» Task instructions:
Set down, exactly as written, the lines from the top of the data to the line that holds "const tickPpm = d3.range(8, 32).map(i", and omit the pictures.

» Available data:
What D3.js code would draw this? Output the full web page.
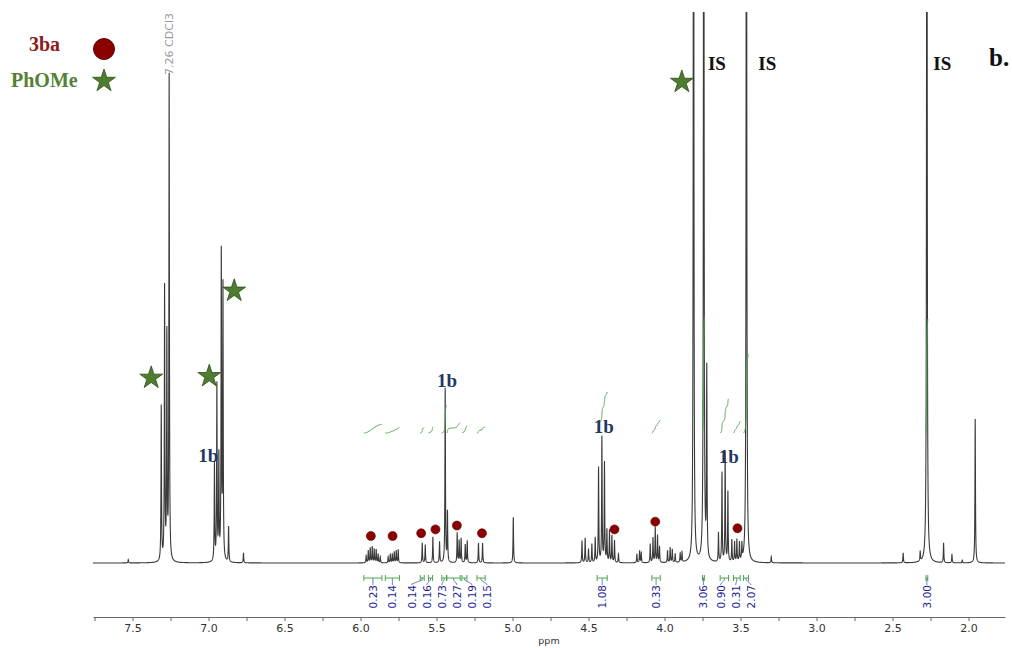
<!DOCTYPE html>
<html>
<head>
<meta charset="utf-8">
<script src="https://cdn.jsdelivr.net/npm/d3@7"></script>
<style>
  body { margin: 0; background: #fff; }
  svg { display: block; }
</style>
</head>
<body>
<svg id="chart" width="1012" height="648"></svg>
<script>
// 1H NMR spectrum (b.) - peak list
// heights: 100 = top of the plotting area (taller peaks are clipped)
const peakPpm = [
  7.528, 7.311, 7.289, 7.274, 7.259, 6.961, 6.945, 6.932, 6.916, 6.905, 6.868, 6.770,
  5.963, 5.949, 5.936, 5.923, 5.910, 5.897, 5.884, 5.870,
  5.818, 5.804, 5.791, 5.778, 5.765, 5.752,
  5.594, 5.574, 5.524, 5.480, 5.443, 5.428,
  5.364, 5.351, 5.338, 5.311, 5.298, 5.224, 5.197, 4.995,
  4.543, 4.522, 4.500, 4.478, 4.456, 4.434, 4.412, 4.395, 4.379, 4.362, 4.346, 4.329, 4.303,
  4.182, 4.164, 4.153, 4.094, 4.076, 4.061, 4.046, 4.033,
  3.980, 3.963, 3.949, 3.930, 3.897, 3.885,
  3.809, 3.742, 3.722,
  3.645, 3.622, 3.601, 3.583, 3.557, 3.539, 3.524, 3.507, 3.491, 3.461, 3.298,
  2.430, 2.318, 2.274, 2.164, 2.109, 2.041, 1.956
];
const peakHeight = [
  0.6, 28.1, 49.5, 40.5, 88.0, 17.6, 31.9, 18.7, 55.5, 49.5, 6.4, 1.8,
  1.3, 2.2, 2.7, 2.9, 2.5, 2.4, 1.6, 1.1,
  1.1, 1.6, 1.5, 2.0, 2.2, 2.4,
  3.6, 3.3, 4.7, 3.8, 31.6, 9.1,
  5.4, 4.0, 4.4, 3.3, 4.0, 3.6, 3.6, 8.3,
  4.0, 4.5, 2.5, 3.4, 4.5, 17.2, 22.7, 18.0, 5.8, 5.8, 4.9, 4.0, 1.6,
  1.6, 2.2, 1.8, 3.4, 4.5, 6.4, 4.9, 2.9,
  2.2, 2.7, 2.4, 1.6, 1.6, 1.8,
  220, 220, 34.0,
  5.3, 16.2, 20.0, 12.7, 4.0, 3.6, 4.0, 3.4, 2.9, 220, 1.1,
  1.8, 1.8, 220, 3.6, 1.5, 0.5, 26.1
];

// integrals: region limits (ppm) and printed values
const integralFrom = [5.978, 5.837, 5.607, 5.553, 5.465, 5.432, 5.333, 5.234, 4.443, 4.083, 3.750, 3.634, 3.546, 3.480, 2.280];
const integralTo   = [5.859, 5.744, 5.581, 5.526, 5.435, 5.344, 5.300, 5.180, 4.377, 4.028, 3.738, 3.579, 3.502, 3.447, 2.268];
const integralValue = ["0.23", "0.14", "0.14", "0.16", "0.73", "0.27", "0.19", "0.15", "1.08", "0.33", "3.06", "0.90", "0.31", "2.07", "3.00"];

// axis ticks
const tickPpm = d3.range(8, 32).map(i => i * 0.25);

// annotation markers (ppm, height level)
const starPpm = [7.377, 6.995, 6.831, 3.886];
const starLevel = [33.6, 33.9, 49.4, 87.3];
const dotPpm = [5.932, 5.789, 5.601, 5.507, 5.366, 5.201, 4.329, 4.061, 3.520];
const dotLevel = [4.9, 4.9, 5.4, 6.1, 6.8, 5.4, 6.1, 7.5, 6.3];
const label1bPpm = [7.002, 5.430, 4.400, 3.577];
const label1bLevel = [18.3, 31.9, 23.6, 18.1];
const labelISPpm = [3.655, 3.324, 2.173];
const labelISLevel = [89.5, 89.5, 89.5];
const solventPpm = 7.26, solventText = "7.26 CDCl3";

const legendNames = ["3ba", "PhOMe"];

// ---- layout
const svg = d3.select("#chart");
const x = d3.scaleLinear().domain([7.76, 1.76]).range([93, 1005]);
const y = d3.scaleLinear().domain([0, 100]).range([563, 12]);
const axisY = 617;
const intBaseY = 433, intPx = 38;
const bracketY = 578;

const dark1b = "#1f3864", starFill = "#4e7d2f", starStroke = "#2c4d17";
const dotFill = "#8b0000", dotStroke = "#5a0000";
const green = "#4aa84a", intText = "#1c1c99";

const gamma = 0.002;
function spec(p) {
  let s = 0;
  for (let i = 0; i < peakPpm.length; i++) {
    const d = p - peakPpm[i];
    s += peakHeight[i] * gamma * gamma / (d * d + gamma * gamma);
  }
  return s;
}

svg.append("defs").append("clipPath").attr("id", "plotclip")
  .append("rect").attr("x", 90).attr("y", 12).attr("width", 920).attr("height", 600);

// spectrum
const pts = d3.range(7.76, 1.76, -0.0004).concat(peakPpm).sort((a, b) => b - a);
svg.append("path")
  .datum(pts)
  .attr("clip-path", "url(#plotclip)")
  .attr("fill", "none")
  .attr("stroke", "#3a3a3a")
  .attr("stroke-width", 1.1)
  .attr("d", d3.line().x(p => x(p)).y(p => y(spec(p))));

// integral curves
integralFrom.forEach((a, i) => {
  const b = integralTo[i];
  const ps = d3.range(a, b, -0.0002).concat([b]);
  const vals = ps.map(spec);
  let acc = 0;
  const cum = vals.map((v, k) => (acc += k ? (v + vals[k - 1]) / 2 : 0));
  const total = acc || 1;
  const rise = +integralValue[i] * intPx;
  svg.append("path")
    .datum(ps.map((p, k) => [x(p), intBaseY - cum[k] / total * rise]))
    .attr("fill", "none")
    .attr("stroke", green)
    .attr("stroke-width", 1)
    .attr("d", d3.line());
});

// integral brackets + labels (labels pushed apart when crowded)
function spreadLabels(centers, gap) {
  let groups = centers.map((c, i) => ({ idx: [i], want: [c], pos: c }));
  let changed = true;
  while (changed) {
    changed = false;
    for (let i = 0; i < groups.length - 1; i++) {
      const g = groups[i], h = groups[i + 1];
      const gEnd = g.pos + (g.idx.length - 1) * gap / 2;
      const hStart = h.pos - (h.idx.length - 1) * gap / 2;
      if (hStart - gEnd < gap) {
        const want = g.want.concat(h.want);
        groups.splice(i, 2, { idx: g.idx.concat(h.idx), want, pos: d3.mean(want) });
        changed = true;
        break;
      }
    }
  }
  const out = [];
  groups.forEach(g => {
    const start = g.pos - (g.idx.length - 1) * gap / 2;
    g.idx.forEach((id, k) => out[id] = start + k * gap);
  });
  return out;
}

const bracketMid = integralFrom.map((a, i) => (x(a) + x(integralTo[i])) / 2);
const labelX = spreadLabels(bracketMid, 15);

const ig = svg.append("g");
integralFrom.forEach((a, i) => {
  const x0 = x(a), x1 = x(integralTo[i]);
  ig.append("path")
    .attr("fill", "none").attr("stroke", green).attr("stroke-width", 1)
    .attr("d", `M${x0},${bracketY - 3}V${bracketY + 3}M${x0},${bracketY}H${x1}M${x1},${bracketY - 3}V${bracketY + 3}`);
  ig.append("path")
    .attr("fill", "none").attr("stroke", "#5566aa").attr("stroke-width", 0.8)
    .attr("d", `M${bracketMid[i]},${bracketY}L${bracketMid[i]},${bracketY + 2}L${labelX[i]},${bracketY + 6}L${labelX[i]},${bracketY + 7}`);
  ig.append("text")
    .attr("transform", `translate(${labelX[i]},${bracketY + 7}) rotate(-90)`)
    .attr("text-anchor", "end")
    .attr("dy", "0.36em")
    .style("font-family", "'DejaVu Sans', Verdana, sans-serif")
    .style("font-size", "10.5px")
    .attr("fill", intText)
    .text(integralValue[i]);
});

// x axis
const axis = svg.append("g")
  .attr("transform", `translate(0,${axisY})`)
  .call(d3.axisBottom(x)
    .tickValues(tickPpm)
    .tickSizeInner(4)
    .tickSizeOuter(0)
    .tickFormat(d => (Math.round(d * 4) % 2 === 0 ? d3.format(".1f")(d) : "")));
axis.select(".domain").attr("stroke", "#666");
axis.selectAll(".tick line").attr("stroke", "#666");
axis.selectAll(".tick text")
  .attr("fill", "#333")
  .style("font-family", "'DejaVu Sans', Verdana, sans-serif")
  .style("font-size", "11px");

svg.append("text")
  .attr("x", (x.range()[0] + x.range()[1]) / 2)
  .attr("y", 644)
  .attr("text-anchor", "middle")
  .style("font-family", "'DejaVu Sans', Verdana, sans-serif")
  .style("font-size", "9.5px")
  .attr("fill", "#333")
  .text("ppm");

// solvent label
svg.append("text")
  .attr("transform", `translate(${x(solventPpm)},13) rotate(-90)`)
  .attr("text-anchor", "end")
  .attr("dy", "0.36em")
  .style("font-family", "'DejaVu Sans', sans-serif")
  .style("font-size", "11px")
  .attr("fill", "#9a9a9a")
  .text(solventText);

// markers
const star = d3.symbol().type(d3.symbolStar).size(144 / 0.8908);
svg.selectAll(".star")
  .data(starPpm)
  .enter().append("path")
  .attr("class", "star")
  .attr("transform", (d, i) => `translate(${x(d)},${y(starLevel[i])})`)
  .attr("d", star)
  .attr("fill", starFill)
  .attr("stroke", starStroke)
  .attr("stroke-width", 0.8);

svg.selectAll(".dot")
  .data(dotPpm)
  .enter().append("circle")
  .attr("class", "dot")
  .attr("cx", d => x(d))
  .attr("cy", (d, i) => y(dotLevel[i]))
  .attr("r", 4.5)
  .attr("fill", dotFill)
  .attr("stroke", dotStroke)
  .attr("stroke-width", 0.6);

const serif = "'Liberation Serif', 'Times New Roman', serif";
svg.selectAll(".lab1b")
  .data(label1bPpm)
  .enter().append("text")
  .attr("x", d => x(d))
  .attr("y", (d, i) => y(label1bLevel[i]))
  .attr("text-anchor", "middle")
  .style("font-family", serif)
  .style("font-weight", "bold")
  .style("font-size", "19px")
  .attr("fill", dark1b)
  .text("1b");

svg.selectAll(".labIS")
  .data(labelISPpm)
  .enter().append("text")
  .attr("x", d => x(d))
  .attr("y", (d, i) => y(labelISLevel[i]))
  .attr("text-anchor", "middle")
  .style("font-family", serif)
  .style("font-weight", "bold")
  .style("font-size", "19px")
  .attr("fill", "#111")
  .text("IS");

svg.append("text")
  .attr("x", 989).attr("y", 66)
  .style("font-family", serif)
  .style("font-weight", "bold")
  .style("font-size", "25px")
  .attr("fill", "#111")
  .text("b.");

// legend
const legend = svg.append("g");
legend.append("text")
  .attr("x", 29).attr("y", 51)
  .style("font-family", serif).style("font-weight", "bold").style("font-size", "20px")
  .attr("fill", "#8e1b1b")
  .text(legendNames[0]);
legend.append("circle")
  .attr("cx", 104).attr("cy", 49).attr("r", 10.5)
  .attr("fill", dotFill).attr("stroke", dotStroke).attr("stroke-width", 1);
legend.append("text")
  .attr("x", 11).attr("y", 87)
  .style("font-family", serif).style("font-weight", "bold").style("font-size", "20px")
  .attr("fill", "#538135")
  .text(legendNames[1]);
legend.append("path")
  .attr("transform", "translate(104,81)")
  .attr("d", star)
  .attr("fill", starFill).attr("stroke", starStroke).attr("stroke-width", 0.8);
</script>
</body>
</html>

» Result:
What D3.js code would draw this? Output the full web page.
<!DOCTYPE html>
<html>
<head>
<meta charset="utf-8">
<script src="https://cdn.jsdelivr.net/npm/d3@7"></script>
<style>
  body { margin: 0; background: #fff; }
  svg { display: block; }
</style>
</head>
<body>
<svg id="chart" width="1012" height="648"></svg>
<script>
// 1H NMR spectrum (b.) - peak list
// heights: 100 = top of the plotting area (taller peaks are clipped)
const peakPpm = [
  7.528, 7.311, 7.289, 7.274, 7.259, 6.961, 6.945, 6.932, 6.916, 6.905, 6.868, 6.770,
  5.963, 5.949, 5.936, 5.923, 5.910, 5.897, 5.884, 5.870,
  5.818, 5.804, 5.791, 5.778, 5.765, 5.752,
  5.594, 5.574, 5.524, 5.480, 5.443, 5.428,
  5.364, 5.351, 5.338, 5.311, 5.298, 5.224, 5.197, 4.995,
  4.543, 4.522, 4.500, 4.478, 4.456, 4.434, 4.412, 4.395, 4.379, 4.362, 4.346, 4.329, 4.303,
  4.182, 4.164, 4.153, 4.094, 4.076, 4.061, 4.046, 4.033,
  3.980, 3.963, 3.949, 3.930, 3.897, 3.885,
  3.809, 3.742, 3.722,
  3.645, 3.622, 3.601, 3.583, 3.557, 3.539, 3.524, 3.507, 3.491, 3.461, 3.298,
  2.430, 2.318, 2.274, 2.164, 2.109, 2.041, 1.956
];
const peakHeight = [
  0.6, 28.1, 49.5, 40.5, 88.0, 17.6, 31.9, 18.7, 55.5, 49.5, 6.4, 1.8,
  1.3, 2.2, 2.7, 2.9, 2.5, 2.4, 1.6, 1.1,
  1.1, 1.6, 1.5, 2.0, 2.2, 2.4,
  3.6, 3.3, 4.7, 3.8, 31.6, 9.1,
  5.4, 4.0, 4.4, 3.3, 4.0, 3.6, 3.6, 8.3,
  4.0, 4.5, 2.5, 3.4, 4.5, 17.2, 22.7, 18.0, 5.8, 5.8, 4.9, 4.0, 1.6,
  1.6, 2.2, 1.8, 3.4, 4.5, 6.4, 4.9, 2.9,
  2.2, 2.7, 2.4, 1.6, 1.6, 1.8,
  220, 220, 34.0,
  5.3, 16.2, 20.0, 12.7, 4.0, 3.6, 4.0, 3.4, 2.9, 220, 1.1,
  1.8, 1.8, 220, 3.6, 1.5, 0.5, 26.1
];

// integrals: region limits (ppm) and printed values
const integralFrom = [5.978, 5.837, 5.607, 5.553, 5.465, 5.432, 5.333, 5.234, 4.443, 4.083, 3.750, 3.634, 3.546, 3.480, 2.280];
const integralTo   = [5.859, 5.744, 5.581, 5.526, 5.435, 5.344, 5.300, 5.180, 4.377, 4.028, 3.738, 3.579, 3.502, 3.447, 2.268];
const integralValue = ["0.23", "0.14", "0.14", "0.16", "0.73", "0.27", "0.19", "0.15", "1.08", "0.33", "3.06", "0.90", "0.31", "2.07", "3.00"];

// axis ticks
const tickPpm = d3.range(8, 32).map(i => i * 0.25);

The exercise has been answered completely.